Türkiye Materials 1 May 2012 05:43 (UTC +04:00)

The capture of four Kurdistan Workers' Party (PKK) terrorists who entered the Akçakale district of the southeastern province of Şanlıurfa from Syria over the weekend has fuelled fears in Ankara that the terrorist organization may send additional members across the border to stage attacks in Turkey Today's Zaman reported.

Gendarmerie units captured four terrorists who had received bomb training in camps in northern Syria. İsmail K., Haşim D., Mehmet Nedim T. and Yılmaz A. were transferred to the custody of the Şanlıurfa police from the gendarmerie for questioning. Police sources say the terrorists were planning to bomb several locations in Turkey. This has led to concern in Turkey that the PKK may take advantage of the political turmoil in Syria to revive its presence in the northern region of the conflict-ridden country, enabling it to cross the Turkish border in and stage attacks against military posts in southeastern Turkey. This would require the opening a new front against the PKK in addition to that in northern Iraq and may further complicate the operations of the Turkish Armed Forces (TSK).
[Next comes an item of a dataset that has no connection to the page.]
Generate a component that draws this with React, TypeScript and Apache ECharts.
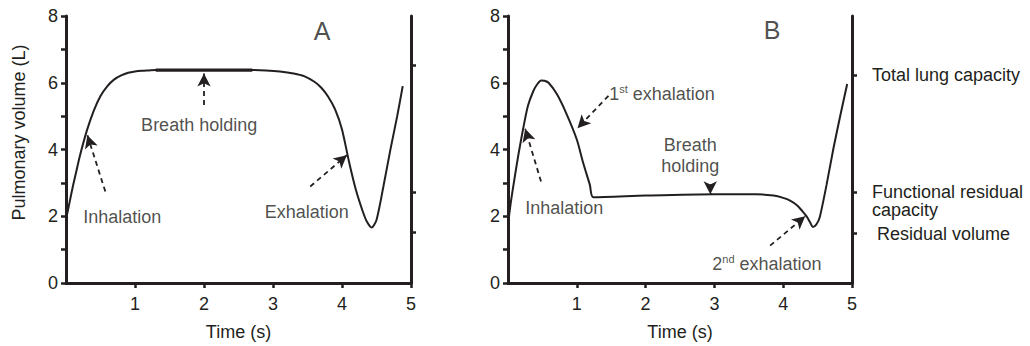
import React, { useEffect, useRef } from "react";
import * as echarts from "echarts";

// ---------- data ----------
const timeTicks = [1, 2, 3, 4, 5];
const volumeTicks = [0, 1, 2, 3, 4, 5, 6, 7, 8];
const volumeLabels = [0, 2, 4, 6, 8];

// Panel A
const timeA = [0, 0.05, 0.1, 0.15, 0.2, 0.3, 0.4, 0.5, 0.6, 0.7, 0.8, 0.9, 1.0, 1.1, 1.2, 1.3, 2.7, 2.9, 3.1, 3.3, 3.45, 3.6, 3.7, 3.8, 3.9, 4.0, 4.1, 4.2, 4.3, 4.36, 4.43, 4.5, 4.6, 4.7, 4.8, 4.88];
const volumeA = [1.9, 2.4, 2.9, 3.35, 3.8, 4.55, 5.15, 5.6, 5.9, 6.1, 6.22, 6.3, 6.34, 6.36, 6.37, 6.38, 6.38, 6.37, 6.34, 6.28, 6.2, 6.03, 5.85, 5.58, 5.2, 4.6, 3.65, 2.8, 2.15, 1.84, 1.66, 1.89, 2.89, 3.98, 5.0, 5.9];
const holdTimeA = [1.3, 2.7];
const holdVolumeA = [6.38, 6.38];
const refValuesA = [6.53, 2.73, 1.53];

// Panel B
const timeB = [0, 0.04, 0.08, 0.15, 0.22, 0.29, 0.37, 0.43, 0.48, 0.53, 0.59, 0.71, 0.85, 1.0, 1.09, 1.19, 1.24, 2.0, 3.0, 3.6, 3.86, 4.0, 4.1, 4.2, 4.28, 4.34, 4.4, 4.43, 4.48, 4.53, 4.63, 4.73, 4.83, 4.93];
const volumeB = [1.76, 2.4, 2.94, 3.83, 4.62, 5.31, 5.76, 5.97, 6.07, 6.06, 6.0, 5.66, 5.07, 4.3, 3.62, 2.94, 2.57, 2.62, 2.66, 2.66, 2.62, 2.55, 2.47, 2.33, 2.15, 2.0, 1.78, 1.68, 1.75, 1.96, 2.94, 4.03, 5.02, 5.96];
const refValuesB = [6.22, 2.73, 1.48];
const refNamesB = ["Total lung capacity", "\nFunctional residual\ncapacity", " Residual volume"];

// Annotation arrows: [from, to] in (time, volume)
const arrowsA = [
  [[0.57, 2.74], [0.31, 4.43]],
  [[2.0, 5.33], [2.0, 6.28]],
  [[3.54, 2.89], [4.07, 3.83]],
];
const arrowsB = [
  [[0.48, 3.04], [0.25, 4.62]],
  [[1.46, 5.61], [1.01, 4.64]],
  [[2.94, 2.97], [2.94, 2.66]],
  [[3.81, 1.12], [4.32, 2.0]],
];

// Annotation texts: [time, volume, text, align]
const notesA: [number, number, string, string][] = [
  [0.25, 1.98, "Inhalation", "left"],
  [1.93, 4.73, "Breath holding", "center"],
  [3.49, 2.13, "Exhalation", "center"],
];
const notesB: [number, number, string, string][] = [
  [0.25, 2.25, "Inhalation", "left"],
  [1.47, 5.66, "{n|1}{s|st}{n| exhalation}", "left"],
  [2.65, 3.81, "Breath\nholding", "center"],
  [2.97, 0.56, "{n|2}{s|nd}{n| exhalation}", "left"],
];
const panelTitles: [number, number, string][] = [
  [3.71, 7.55, "A"],
  [3.84, 7.59, "B"],
];

// ---------- styles ----------
const INK = "#231f20";
const FONT = "'Liberation Sans', Arial, Helvetica, sans-serif";

function pairs(xs: number[], ys: number[]) {
  return xs.map((x, i) => [x, ys[i]]);
}

function makeXAxis(gridIndex: number) {
  return {
    type: "value",
    gridIndex,
    min: 0,
    max: 5,
    interval: 1,
    name: "Time (s)",
    nameLocation: "middle",
    nameGap: 40,
    nameTextStyle: { color: INK, fontSize: 18, fontFamily: FONT },
    axisLine: { show: true, onZero: false, lineStyle: { color: INK, width: 3 } },
    axisTick: { show: true, inside: false, length: 5, customValues: timeTicks, lineStyle: { color: INK, width: 2.5 } },
    axisLabel: { show: true, customValues: timeTicks, margin: 12, color: INK, fontSize: 18, fontFamily: FONT },
    splitLine: { show: false },
  };
}

function makeLeftY(gridIndex: number, withName: boolean) {
  return {
    type: "value",
    gridIndex,
    position: "left",
    min: 0,
    max: 8,
    interval: 1,
    name: withName ? "Pulmonary volume (L)" : "",
    nameLocation: "middle",
    nameRotate: 90,
    nameGap: 38,
    nameTextStyle: { color: INK, fontSize: 18, fontFamily: FONT, padding: [0, 0, 0, 34] },
    axisLine: { show: true, onZero: false, lineStyle: { color: INK, width: 3 } },
    axisTick: { show: true, inside: false, length: 5, customValues: volumeTicks, lineStyle: { color: INK, width: 2.5 } },
    axisLabel: { show: true, customValues: volumeLabels, margin: 8, color: INK, fontSize: 18, fontFamily: FONT },
    splitLine: { show: false },
  };
}

function makeRightY(gridIndex: number, values: number[], names: string[] | null) {
  return {
    type: "value",
    gridIndex,
    position: "right",
    min: 0,
    max: 8,
    interval: 1,
    axisLine: { show: true, onZero: false, lineStyle: { color: INK, width: 3 } },
    axisTick: { show: true, inside: false, length: 5, customValues: values, lineStyle: { color: INK, width: 2.5 } },
    axisLabel: names
      ? {
          show: true,
          customValues: values,
          margin: 20,
          color: INK,
          fontSize: 18,
          lineHeight: 18,
          fontFamily: FONT,
          formatter: (v: number) => {
            let best = 0;
            values.forEach((r, i) => {
              if (Math.abs(r - v) < Math.abs(values[best] - v)) best = i;
            });
            return names[best];
          },
        }
      : { show: false },
    splitLine: { show: false },
  };
}

function arrowMarkLine(arrows: number[][][]) {
  return {
    silent: true,
    symbol: ["none", "arrow"],
    symbolSize: [10, 13],
    label: { show: false },
    emphasis: { disabled: true },
    lineStyle: { color: INK, width: 1.8, type: [5, 4] },
    itemStyle: { color: INK },
    data: arrows.map(([a, b]) => [{ coord: a }, { coord: b }]),
  };
}

const richStyles = {
  n: { fontSize: 18, color: INK, fontFamily: FONT },
  s: { fontSize: 11, color: INK, fontFamily: FONT, verticalAlign: "top", padding: [0, 0, 8, 0] },
};

function noteSeries(xAxisIndex: number, yAxisIndex: number, notes: [number, number, string, string][], title: [number, number, string]) {
  const data: any[] = notes.map(([t, v, text, align]) => ({
    value: [t, v],
    label: {
      show: true,
      position: [0, 0],
      align,
      verticalAlign: "middle",
      formatter: text,
      color: INK,
      fontSize: 18,
      lineHeight: 21,
      fontFamily: FONT,
      rich: richStyles,
    },
  }));
  data.push({
    value: [title[0], title[1]],
    label: {
      show: true,
      position: [0, 0],
      align: "center",
      verticalAlign: "middle",
      formatter: title[2],
      color: INK,
      fontSize: 25,
      fontFamily: FONT,
    },
  });
  return {
    type: "scatter",
    xAxisIndex,
    yAxisIndex,
    symbolSize: 0,
    silent: true,
    data,
  };
}

export default function App() {
  const ref = useRef<HTMLDivElement>(null);
  useEffect(() => {
    if (!ref.current) return;
    const chart = echarts.init(ref.current, null, { renderer: "svg" });
    chart.setOption({
      animation: false,
      backgroundColor: "#ffffff",
      textStyle: { fontFamily: FONT },
      grid: [
        { left: 66, top: 16, width: 345, height: 267 },
        { left: 508, top: 16, width: 344, height: 270 },
      ],
      xAxis: [makeXAxis(0), makeXAxis(1)],
      yAxis: [
        makeLeftY(0, true),
        makeRightY(0, refValuesA, null),
        makeLeftY(1, false),
        makeRightY(1, refValuesB, refNamesB),
      ],
      series: [
        {
          type: "line",
          xAxisIndex: 0,
          yAxisIndex: 0,
          data: pairs(timeA, volumeA),
          smooth: 0.25,
          showSymbol: false,
          lineStyle: { color: INK, width: 2 },
          silent: true,
          markLine: arrowMarkLine(arrowsA),
        },
        {
          type: "line",
          xAxisIndex: 0,
          yAxisIndex: 0,
          data: pairs(holdTimeA, holdVolumeA),
          showSymbol: false,
          lineStyle: { color: INK, width: 3.2 },
          silent: true,
        },
        noteSeries(0, 0, notesA, panelTitles[0]),
        {
          type: "line",
          xAxisIndex: 1,
          yAxisIndex: 2,
          data: pairs(timeB, volumeB),
          smooth: 0.25,
          showSymbol: false,
          lineStyle: { color: INK, width: 2 },
          silent: true,
          markLine: arrowMarkLine(arrowsB),
        },
        noteSeries(1, 2, notesB, panelTitles[1]),
      ],
    });
    return () => chart.dispose();
  }, []);
  return (
    <div
      ref={ref}
      style={{ position: "absolute", left: 0, top: 0, width: 1030, height: 346 }}
    />
  );
}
This possibility adds another dimension to the tense relations between Turkey and Syria, as Ankara has already suggested it may intervene in its southern neighbor if the PKK stage attacks against Turkey.

A prominent Kurdish politician from Syria, Salah Bedreddin, claimed that roughly 2,000 PKK terrorists have settled in camps on Mount Kurd -- also known as Kurmén in Kurdish, or Aleppo Mountain -- in comments published on www.avestakurd.net in late March.

Veysel Ayhan, an expert on Syria from the Ankara-based Center for Middle Eastern Strategic Studies (ORSAM), told Today's Zaman on Monday that it is not reasonable for Turkey to create a safe zone, a buffer zone, inside Syria by using the PKK as its sole reason for this course of action. He argued this would create serious risks and problems of legitimacy in the international arena. According to Ayhan, Turkey must act with the international community and NATO rather than alone. He added that the Annan plan, which aimed at bring an end to ongoing violence, is apparently ineffective as the Assad regime has failed to abide by the plan and observe the conditions of the cease-fire. Ayhan went on to say that any plan to create a buffer zone inside Syria must depend on humanitarian causes and must be carried out by the joint efforts of the international community. He said that time is running out and this situation cannot continue for a long time as turmoil in Syria has serious potential to destabilize Turkey.

Meanwhile, Oytun Orhan, another expert from ORSAM, said it would be an overstep to suggest the recent crossing of PKK terrorists provides grounds for such action under international law.

He said only in the case of a huge humanitarian crisis or the apparent support of the PKK by the Syrian regime, like in the 1990s, could provide a legal basis for an intervention. He said if the PKK stages repeated attacks against Turkey, this could provide the legal groundwork for action against Syria according to international law.